持田哲郎(言語教師@文法能力開発)のブログ

大学受験指導を含む文法教育・言語技術教育について書き綴っています。

古典文法のこと

英文法と比べて思うこと

先日の慶応の学習英文法シンポジウムで、日本語を母語とする学習者の英文法学習のあり方をめぐって議論が交わされた。それと比べると、古典文法のあり方をめぐる議論はあまり活発でない。古典教育において古典文法は障害であり、それを取り除くことで、より多くの学習者が古典を味わうことができるようにするという方向に向かっている。だが、古典を「味わう」ものと捉えるかどうかは学習者個々の問題であり、教師が強制するものではない。それよりも、古典テクストに現れることばが過去の日本語としてのまぎれもない言語事実である以上、それと現代日本語を突き合わせることで、言語に対する意識を高めていくことに古典教育の意義があると私は考える。
このように古典教育を言語教育の一環として捉えるならば、そのための授業はどうあるべきか、その際の言語活動に耐えられる教育古典文法の体系はどうあるべきかということを考えなければならない。

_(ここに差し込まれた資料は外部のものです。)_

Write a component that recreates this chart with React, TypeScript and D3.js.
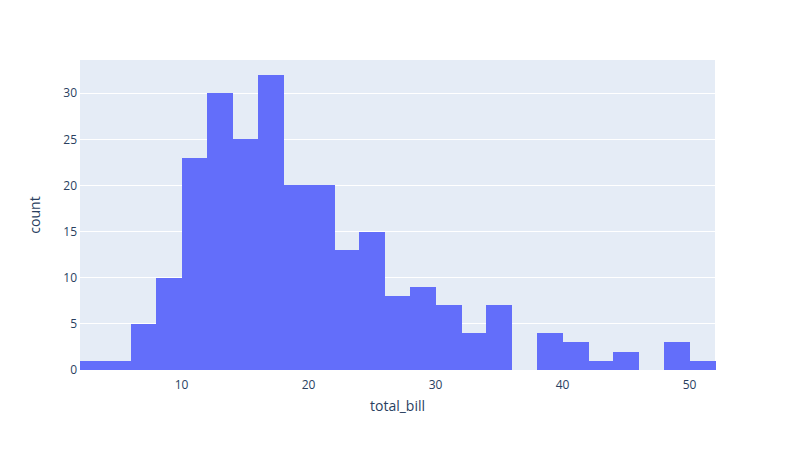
import { useMemo } from 'react'
import { scaleLinear } from 'd3'

// Histogram of total_bill, bin width 2 starting at 2
const BIN_STARTS = [2, 4, 6, 8, 10, 12, 14, 16, 18, 20, 22, 24, 26, 28, 30, 32, 34, 36, 38, 40, 42, 44, 46, 48, 50]
const COUNTS = [1, 1, 5, 10, 23, 30, 25, 32, 20, 20, 13, 15, 8, 9, 7, 4, 7, 0, 4, 3, 1, 2, 0, 3, 1]
const BIN_WIDTH = 2
const X_TICKS = [10, 20, 30, 40, 50]
const Y_TICKS = [0, 5, 10, 15, 20, 25, 30]

const W = 795
const H = 450
const M = { l: 80, r: 80, t: 60, b: 80 }
const FONT = '"Open Sans", verdana, arial, sans-serif'
const INK = '#2a3f5f'

export default function App() {
  const { x, y } = useMemo(() => {
    const maxCount = Math.max(...COUNTS)
    return {
      x: scaleLinear().domain([2, 52]).range([M.l, W - M.r]),
      y: scaleLinear().domain([0, maxCount * 1.05]).range([H - M.b, M.t]),
    }
  }, [])

  return (
    <svg
      width={W}
      height={H}
      style={{ position: 'absolute', left: 0, top: 0, background: '#fff' }}
      fontFamily={FONT}
    >
      <rect x={M.l} y={M.t} width={W - M.l - M.r} height={H - M.t - M.b} fill="#e5ecf6" />

      {Y_TICKS.filter((t) => t > 0).map((t) => (
        <line key={t} x1={M.l} x2={W - M.r} y1={y(t)} y2={y(t)} stroke="#fff" strokeWidth={1} shapeRendering="crispEdges" />
      ))}

      <g shapeRendering="crispEdges">
        {BIN_STARTS.map((b, i) =>
          COUNTS[i] > 0 ? (
            <rect
              key={b}
              x={x(b)}
              y={y(COUNTS[i])}
              width={x(b + BIN_WIDTH) - x(b) + 0.5}
              height={y(0) - y(COUNTS[i])}
              fill="#636efa"
            />
          ) : null
        )}
      </g>

      {Y_TICKS.map((t) => (
        <text key={t} x={M.l - 3} y={y(t)} dy="0.35em" textAnchor="end" fontSize={12} fill={INK}>
          {t}
        </text>
      ))}
      {X_TICKS.map((t) => (
        <text key={t} x={x(t)} y={H - M.b + 19} textAnchor="middle" fontSize={12} fill={INK}>
          {t}
        </text>
      ))}

      <text x={(M.l + W - M.r) / 2} y={H - M.b + 41} textAnchor="middle" fontSize={14} fill={INK}>
        total_bill
      </text>
      <text
        x={40}
        y={(M.t + H - M.b) / 2}
        textAnchor="middle"
        fontSize={14}
        fill={INK}
        transform={`rotate(-90 40 ${(M.t + H - M.b) / 2})`}
      >
        count
      </text>
    </svg>
  )
}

学習英文法が教育文法として、英語の理論研究や記述研究の知見を援用しつつも独自の枠組みを持たなければならないのと同様、古典の教育文法もまた、四大文法家の研究やその後の日本語学の研究の知見を生かしつつも、古典教育の目的にふさわしい体系を持たなければならない。そのための議論を活発化させていく必要があるように思う。